_Material shown_.
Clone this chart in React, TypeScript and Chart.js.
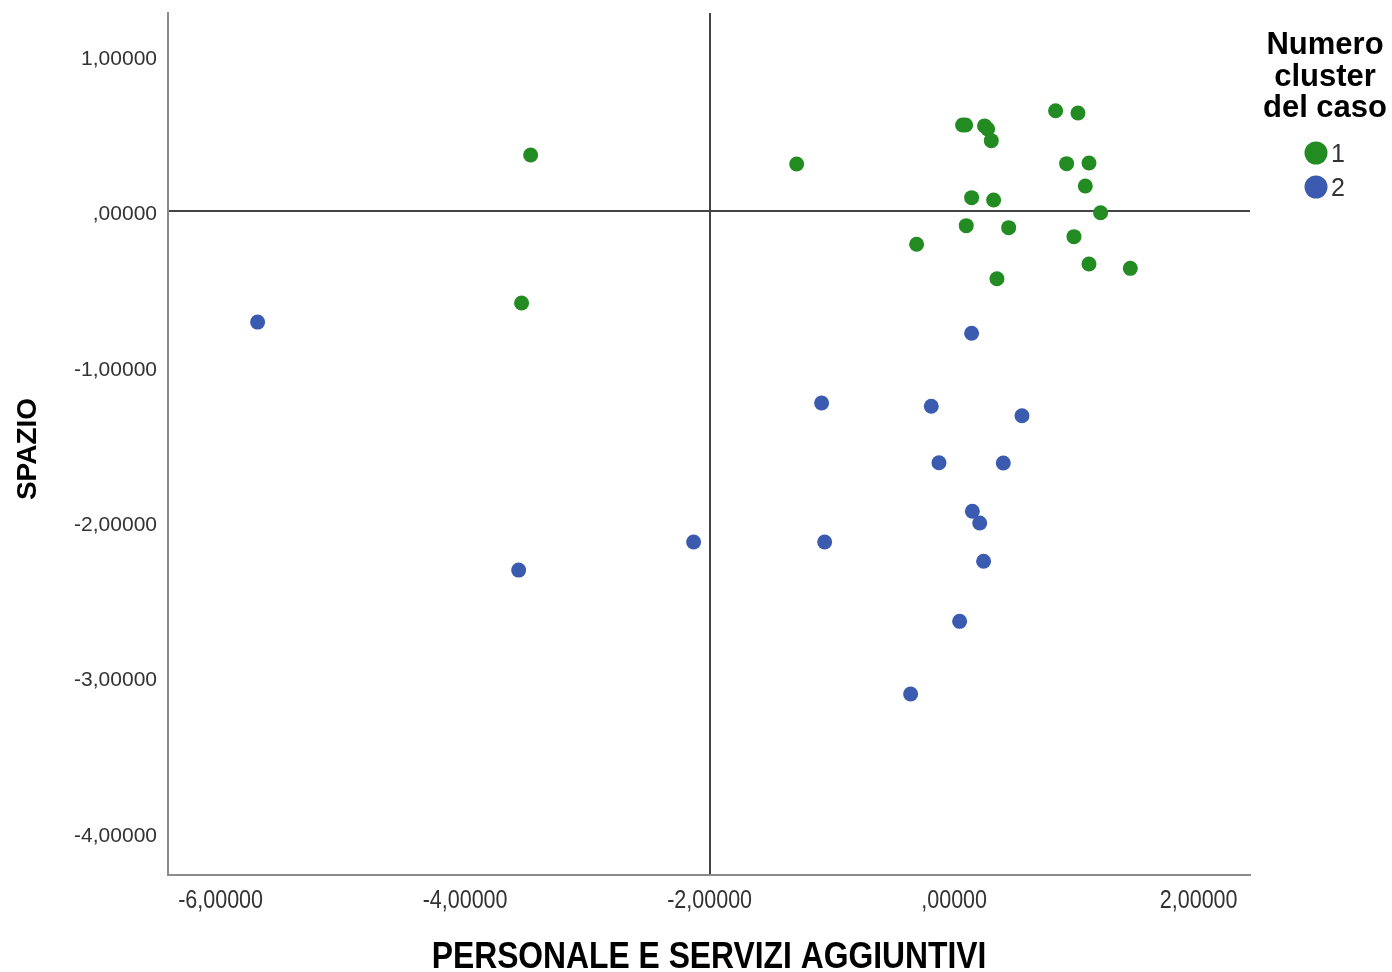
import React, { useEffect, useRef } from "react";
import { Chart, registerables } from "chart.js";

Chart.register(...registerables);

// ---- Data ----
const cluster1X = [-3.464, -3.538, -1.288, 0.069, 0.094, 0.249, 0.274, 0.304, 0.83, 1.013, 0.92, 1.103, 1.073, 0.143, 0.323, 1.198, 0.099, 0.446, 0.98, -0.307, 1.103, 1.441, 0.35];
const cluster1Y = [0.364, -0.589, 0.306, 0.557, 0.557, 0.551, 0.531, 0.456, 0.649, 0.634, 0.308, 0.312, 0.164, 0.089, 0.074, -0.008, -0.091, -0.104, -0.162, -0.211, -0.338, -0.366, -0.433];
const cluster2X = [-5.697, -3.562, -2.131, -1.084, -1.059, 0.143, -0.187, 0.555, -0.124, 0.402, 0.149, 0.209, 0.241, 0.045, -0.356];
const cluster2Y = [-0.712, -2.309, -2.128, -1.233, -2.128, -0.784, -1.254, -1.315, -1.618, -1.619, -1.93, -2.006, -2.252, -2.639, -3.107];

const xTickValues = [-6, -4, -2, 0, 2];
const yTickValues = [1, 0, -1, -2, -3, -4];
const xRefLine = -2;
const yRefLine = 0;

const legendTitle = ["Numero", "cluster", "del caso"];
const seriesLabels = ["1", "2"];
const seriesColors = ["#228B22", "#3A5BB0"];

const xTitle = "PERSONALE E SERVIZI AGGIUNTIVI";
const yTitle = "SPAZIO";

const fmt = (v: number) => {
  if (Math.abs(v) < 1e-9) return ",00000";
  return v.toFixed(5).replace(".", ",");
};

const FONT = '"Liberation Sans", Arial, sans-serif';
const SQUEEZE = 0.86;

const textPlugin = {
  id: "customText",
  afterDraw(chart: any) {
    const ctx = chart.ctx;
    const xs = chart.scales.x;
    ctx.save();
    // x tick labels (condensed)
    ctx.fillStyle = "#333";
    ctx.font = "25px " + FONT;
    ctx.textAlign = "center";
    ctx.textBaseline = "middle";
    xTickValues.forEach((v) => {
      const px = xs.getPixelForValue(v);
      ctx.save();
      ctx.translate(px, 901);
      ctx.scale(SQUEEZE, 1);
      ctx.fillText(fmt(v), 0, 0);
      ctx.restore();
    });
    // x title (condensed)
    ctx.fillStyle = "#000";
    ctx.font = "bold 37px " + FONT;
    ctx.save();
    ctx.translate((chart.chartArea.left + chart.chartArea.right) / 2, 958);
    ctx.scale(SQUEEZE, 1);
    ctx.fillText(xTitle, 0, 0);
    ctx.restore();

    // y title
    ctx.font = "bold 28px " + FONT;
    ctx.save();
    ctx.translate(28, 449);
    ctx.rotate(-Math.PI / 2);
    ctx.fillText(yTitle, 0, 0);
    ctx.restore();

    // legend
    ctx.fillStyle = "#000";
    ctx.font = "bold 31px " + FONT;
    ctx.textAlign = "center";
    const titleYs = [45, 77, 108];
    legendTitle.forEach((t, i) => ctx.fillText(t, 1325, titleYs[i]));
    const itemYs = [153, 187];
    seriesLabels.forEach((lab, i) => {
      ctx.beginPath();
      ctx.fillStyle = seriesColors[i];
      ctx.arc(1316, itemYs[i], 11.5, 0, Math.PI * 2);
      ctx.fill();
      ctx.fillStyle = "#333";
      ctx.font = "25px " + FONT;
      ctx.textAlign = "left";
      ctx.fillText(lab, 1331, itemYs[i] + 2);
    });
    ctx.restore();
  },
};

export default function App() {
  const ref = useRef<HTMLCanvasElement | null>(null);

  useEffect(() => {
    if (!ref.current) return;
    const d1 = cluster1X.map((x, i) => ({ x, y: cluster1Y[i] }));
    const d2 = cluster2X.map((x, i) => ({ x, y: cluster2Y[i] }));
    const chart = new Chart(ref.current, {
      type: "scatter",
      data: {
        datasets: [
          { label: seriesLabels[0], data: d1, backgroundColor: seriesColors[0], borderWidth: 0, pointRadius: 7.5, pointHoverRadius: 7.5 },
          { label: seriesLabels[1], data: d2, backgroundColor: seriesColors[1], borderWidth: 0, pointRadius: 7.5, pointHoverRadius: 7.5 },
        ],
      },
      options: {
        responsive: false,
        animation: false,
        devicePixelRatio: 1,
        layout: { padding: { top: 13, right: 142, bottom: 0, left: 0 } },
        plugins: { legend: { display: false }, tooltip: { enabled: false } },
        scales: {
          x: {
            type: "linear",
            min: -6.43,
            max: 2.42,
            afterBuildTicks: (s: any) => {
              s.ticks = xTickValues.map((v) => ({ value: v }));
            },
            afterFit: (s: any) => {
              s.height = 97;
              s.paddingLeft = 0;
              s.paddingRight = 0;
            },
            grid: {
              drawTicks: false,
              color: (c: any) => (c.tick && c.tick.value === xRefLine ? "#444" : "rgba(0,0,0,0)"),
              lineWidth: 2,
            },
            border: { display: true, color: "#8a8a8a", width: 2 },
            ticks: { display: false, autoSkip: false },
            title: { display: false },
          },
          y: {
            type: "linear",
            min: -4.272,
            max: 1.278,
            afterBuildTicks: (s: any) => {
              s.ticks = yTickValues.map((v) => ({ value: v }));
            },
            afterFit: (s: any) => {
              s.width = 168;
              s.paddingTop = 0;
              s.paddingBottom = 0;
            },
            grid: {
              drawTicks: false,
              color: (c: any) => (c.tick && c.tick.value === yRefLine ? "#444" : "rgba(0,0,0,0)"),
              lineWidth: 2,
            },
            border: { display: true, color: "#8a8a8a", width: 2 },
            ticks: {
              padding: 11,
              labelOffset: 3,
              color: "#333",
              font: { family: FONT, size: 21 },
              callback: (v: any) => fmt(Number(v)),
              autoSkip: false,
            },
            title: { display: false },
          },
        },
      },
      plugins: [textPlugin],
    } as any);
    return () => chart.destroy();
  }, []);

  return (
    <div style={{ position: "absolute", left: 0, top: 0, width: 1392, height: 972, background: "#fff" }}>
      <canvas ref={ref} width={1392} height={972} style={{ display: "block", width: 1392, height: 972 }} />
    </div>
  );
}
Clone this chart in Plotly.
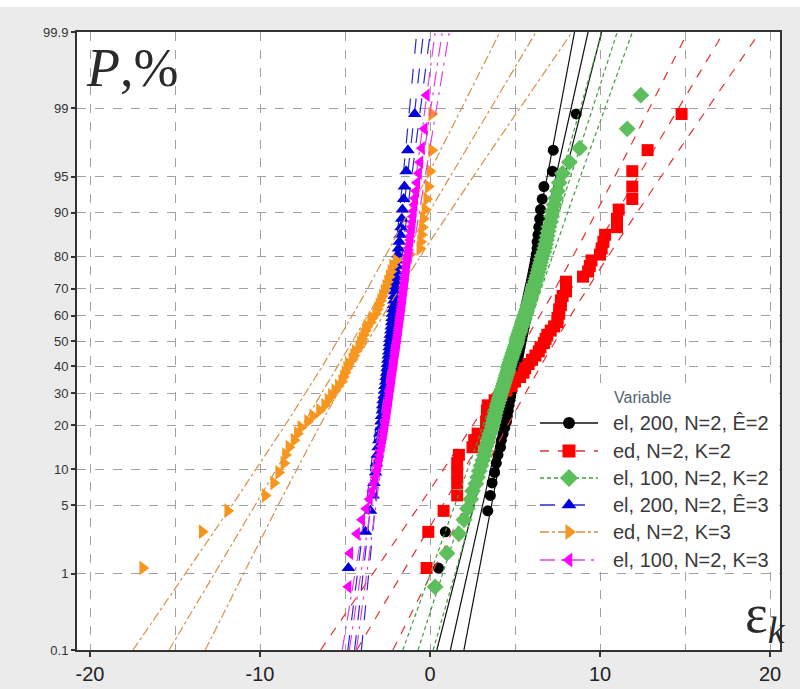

_Task details_. Return nothing but the lines running from the start of the data to the line with "Chart.register(...registerables);", please, both ends included and no pictures.

_Answer to this exercise_.
Clone this chart in React, TypeScript and Chart.js.
import React, { useEffect, useRef } from "react";
import { Chart, registerables } from "chart.js";

Chart.register(...registerables);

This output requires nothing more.